Por Santiago Caballero
Los comunicadores que trabajan en los medios masivos – o sea los periodistas – son, tarde o temprano, personas públicas. Sus acciones fuera de los medios, de sus espacios y tiempos de trabajo, difícilmente pueden deslindarse de los mismos y ser calificados como privadas. Sostengo que más vale ni siquiera plantearse tales diferencias; para la gente, para sus perceptores, en el amplio sentido de este término, los comunicadores son parte del planeta, del continente, del país, de la comunidad, del barrio. Su casa, su familia, son de ellos, pero también son parte de la gente con quienes convive. Entonces no comunican solo con sus escritos, sus voces, sus cuerpos; comunican también con sus costumbres, con lo que realizan y con lo que no realizan. Su labor comunicadora es su vida misma. Su accionar. Su trajinar. Cuando más se exponen a través de los medios, de las mediaciones, más extienden los contextos en los que son parte de la comunicación, de la comunicación inherente a la existencia, a la condición humana.
Lo que antecede, con las debidas disculpas si te cansé, me retumba en la cabeza desde el pasado lunes. Al mediar la semana pasada, nos enteramos de la muerte de Iván Farid, de 20 años, hijo de la comunicadora Martina Cardozo. El martes nos sacude otra triste noticia. José Antonio Rodríguez, el querido amigo de Radio Cáritas, pierde en segundos, sin causas visibles, a su primogénito del mismo nombre. Y, oh seguidilla de tristezas, Carolina Arévalo, comunicadora de La Tele, pierde en un accidente a su hermano Walter, de 22 años.
Compartimos en la Dirección de Comunicación el dolor de los colegas mencionados, vinculados con la labor informativa en el Senado. La juventud de los tres muchachos hoy ya en la paz de los bienaventurados, acrecienta nuestra impotencia y nos invaden los interrogantes sobre la existencia, sobre la vida, cuyas respuestas no son definitorias ni dan explicaciones convincentes totalmente.
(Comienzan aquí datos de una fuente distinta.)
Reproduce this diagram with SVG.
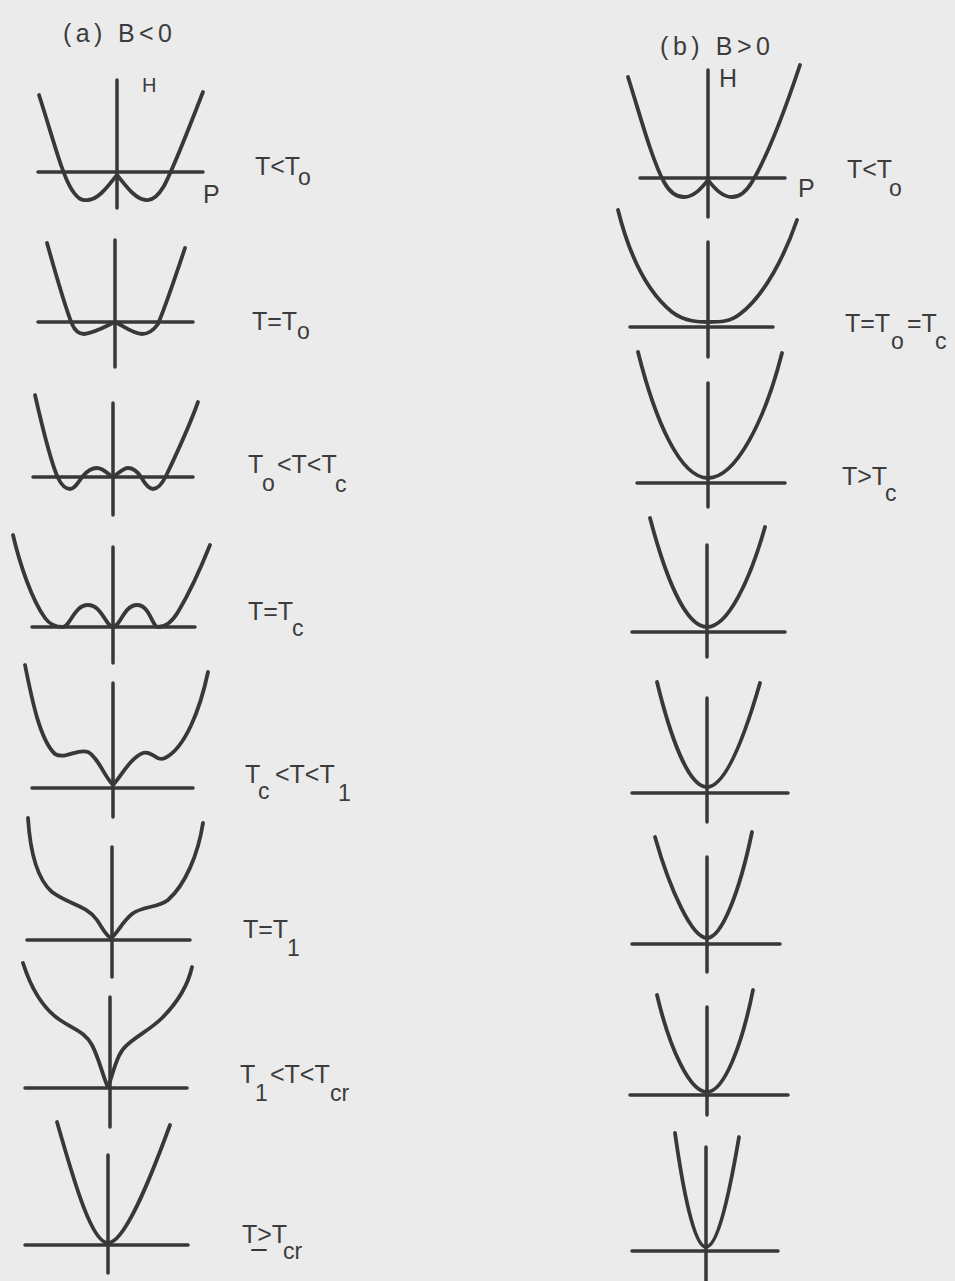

Pero, desde estos tristes acontecimientos y en el intento de solidarizarme con Martina, con José A. y con Carolina, pienso que ellos, como los comunicadores en general, vivimos, como todos los mortales, todos los dolores desde los más profundos hasta el del niño que quedó sin regalos el Día de los Reyes. El cotidiano con-vivir con la historia de la gente, con sus necesidades, con sus alegrías, con sus pesares, con sus esperanzas, es el pan y el vino de nuestras labores y que lo transmitimos desde la adhesión a la persona concreta, a los protagonistas, pues no somos neutrales ante los hechos, ante las injusticias, ante los legítimos derechos conculcados, olvidados, escamoteados.
Nunca olvido que una vez desde Radio Cáritas, donde trabajaba Juanita Carracella, llamaron al sanatorio donde estaba internada su mamá para interesarse por el estado de la enferma. La telefonista pasó la llamada a la habitación y atendió Juanita. Minutos antes, había fallecido su mamá. En medio del llanto, Juanita contó al colega conductor y a toda la audiencia la triste noticia y agradeció la atención. Lejos de un oportunismo o una mera figuración, la comunicadora aprovecha el espacio para mostrar su dolor, su cariño a quien le dio la vida, lo participa a sus compañeros de tareas y a la audiencia, a su público.
Sin duda, nuestro dolor, nuestro contacto con la muerte, son partes de nuestra labor. Y cuando nos tocan de cerca, tan cerca como la partida de un hijo, de un hermano, de una madre, no están fuera de la comunicación con la que nos hemos comprometido de por vida. Y, desde donde también obtenemos el consuelo porque la comunicación se prolonga más allá del cuerpo, de las limitaciones físicas del espacio y del tiempo. Como se prolongan la esperanza y los afectos por toda la eternidad.